Took the words right out of my mouth. I did enjoy parts lf the episode, but they (re: Moffet) failed HORRIBLY with Irene Adler.

Date: 2012-01-03 04:36 pm (UTC)
From: [identity profile] 2ndskin.livejournal.com
love your post--you hit the problems right on the head--well done!
Relevant to this, you might be interested in a fic that fixed the ending:
http://marysutherland.livejournal.com/49914.html

Date: 2012-01-03 08:43 pm (UTC)
From: [identity profile] ykoriana.livejournal.com
In a nutshell: I agree with absolutely everything you said.

As someone else commented, I find it extremely annoying that modern takes on Holmes (this and the first Guy Ritchie movie) seem obsessed with Moriarty and then turn Irene Adler into a mere Moriarty pawn.

To me, the definite A Scandal in Belgravia will always be the Jeremy Brett / Granada version: faithful to the source material, strong and resourceful Irene, and OMG the erotic tension, yet they barely touch through the whole episode.

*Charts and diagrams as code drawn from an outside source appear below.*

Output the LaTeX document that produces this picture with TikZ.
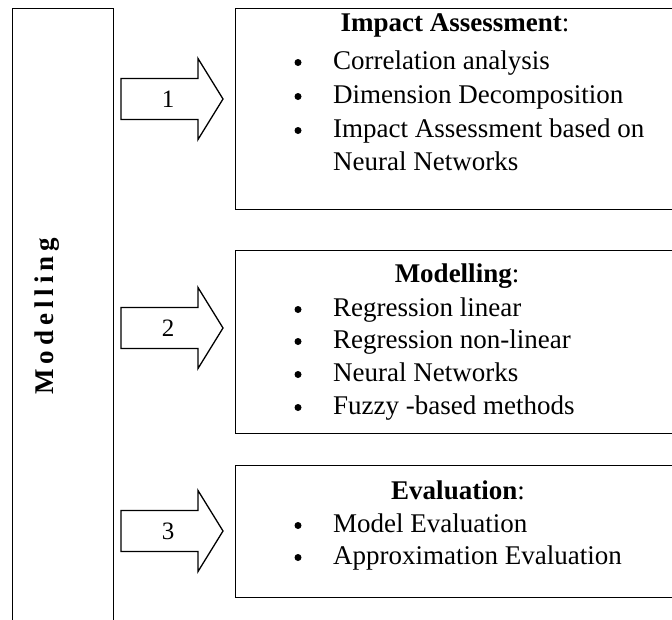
\documentclass[tikz,border=0pt]{standalone}
\usepackage{fontspec}
\setmainfont{Liberation Serif}
\begin{document}
\begin{tikzpicture}[x=1pt,y=-1pt,
  frame/.style={draw, line width=1.3pt, inner sep=0pt},
  blockarrow/.style={draw, line width=1.3pt, line join=miter},
  txt/.style={font=\fontsize{27}{33}\selectfont, inner sep=0pt, anchor=base west},
  ttl/.style={font=\fontsize{27}{33}\selectfont, inner sep=0pt, anchor=base},
  bul/.style={circle, fill, inner sep=0pt, minimum size=7pt},
  num/.style={font=\fontsize{25}{30}\selectfont, inner sep=0pt},
  vert/.style={font=\fontsize{27}{33}\selectfont\bfseries, inner sep=0pt, rotate=90, anchor=base}]
\useasboundingbox (0,0) rectangle (672,619);
\clip (0,0) rectangle (672,619);
% left frame
\node[frame, anchor=north west, minimum width=101pt, minimum height=640pt] (mod) at (12,8) {};
\node[vert] (vt) at (53,316) {M\kern5pt o\kern5pt d\kern5pt e\kern5pt l\kern5pt l\kern5pt i\kern5pt n\kern5pt g};
% right boxes (right side runs off the picture)
\node[frame, anchor=north west, minimum width=470pt, minimum height=201pt] (b1) at (235,8) {};
\node[frame, anchor=north west, minimum width=470pt, minimum height=183pt] (b2) at (235,250) {};
\node[frame, anchor=north west, minimum width=470pt, minimum height=132pt] (b3) at (235,465) {};
% block arrows
\foreach \c/\n in {99/1, 328/2, 531/3}{
  \draw[blockarrow] (121,\c-20.5) -- (198,\c-20.5) -- (198,\c-40.5) -- (223,\c) -- (198,\c+40.5) -- (198,\c+20.5) -- (121,\c+20.5) -- cycle;
  \node[num] (n\n) at (168,\c) {\n};
}
% box 1
\node[ttl] (t1) at (455,31.5) {\textbf{Impact Assessment}:};
\node[bul] (b1a) at (298,62.5) {}; \node[txt] (l1a) at (333,69) {Correlation analysis};
\node[bul] (b1b) at (298,96.5) {}; \node[txt] (l1b) at (333,103) {Dimension Decomposition};
\node[bul] (b1c) at (298,130.5) {}; \node[txt] (l1c) at (333,137) {Impact Assessment based on};
\node[txt] (l1d) at (333,170.5) {Neural Networks};
% box 2
\node[ttl] (t2) at (457,282) {\textbf{Modelling}:};
\node[bul] (b2a) at (298,309.5) {}; \node[txt] (l2a) at (333,316) {Regression linear};
\node[bul] (b2b) at (298,341.5) {}; \node[txt] (l2b) at (333,348) {Regression non-linear};
\node[bul] (b2c) at (298,374.5) {}; \node[txt] (l2c) at (333,381) {Neural Networks};
\node[bul] (b2d) at (298,407.5) {}; \node[txt] (l2d) at (333,414) {Fuzzy -based methods};
% box 3
\node[ttl] (t3) at (458,499) {\textbf{Evaluation}:};
\node[bul] (b3a) at (298,525.5) {}; \node[txt] (l3a) at (333,532) {Model Evaluation};
\node[bul] (b3b) at (298,557.5) {}; \node[txt] (l3b) at (333,564) {Approximation Evaluation};
\end{tikzpicture}
\end{document}
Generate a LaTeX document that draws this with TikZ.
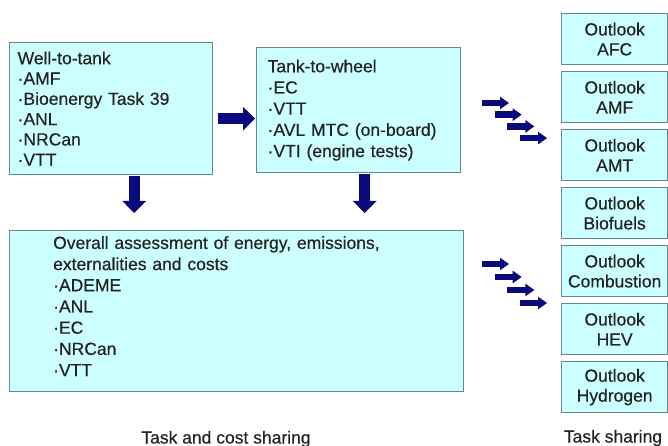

Date: 2012-01-04 11:29 pm (UTC)
From: [identity profile] tocourtdisaster.livejournal.com
I got linked to this by [livejournal.com profile] gadgetorious, and I have to say that you've managed to articulate quite a bit of what bothered me about the episode (the other bit being the question of virginity which I think I'm going to have to make a post about to get my Feelings out). God forbid that Irene be a smart, genuinely strong woman without it being about sex. And, yes, she's portrayed as intelligent, but the best part, the part where she figures out the hiker and the boomerang isn't even her; it's a figment of Sherlock's imagination. She's smart enough to get useful photos and information from her clients, but not smart enough to figure out what to do with them? That hardly seems like the Irene Adler who could outwit Sherlock Holmes all on her own.

What I think I wished for, more than anything, was an Irene Adler recognizable from the original canon, and that's not what I got. Some of the details were right, but the whole picture was wrong and it was disappointing. And I honestly don't mind that things get changed because there's no way to keep everything the same, but when you get to the point that the only recognizable feature of the character in question is their name, then you've gone too far, I think.

Date: 2012-01-06 05:38 pm (UTC)
From: [identity profile] soophelia.livejournal.com
I agree pretty much with what you said. It baffles me that there are people defending Moffat and not seeing what is so clearly wrong with what he wrote (i.e. erasure of queer identity, taking a strong woman who wins and having her become weak and in the end losing among other problematic things).

Moffat's Adler is not Irene Adler. For someone that prides himself on being true to canon, he certainly got it completely wrong. I wish I could wipe this episode from my mind. Seriously.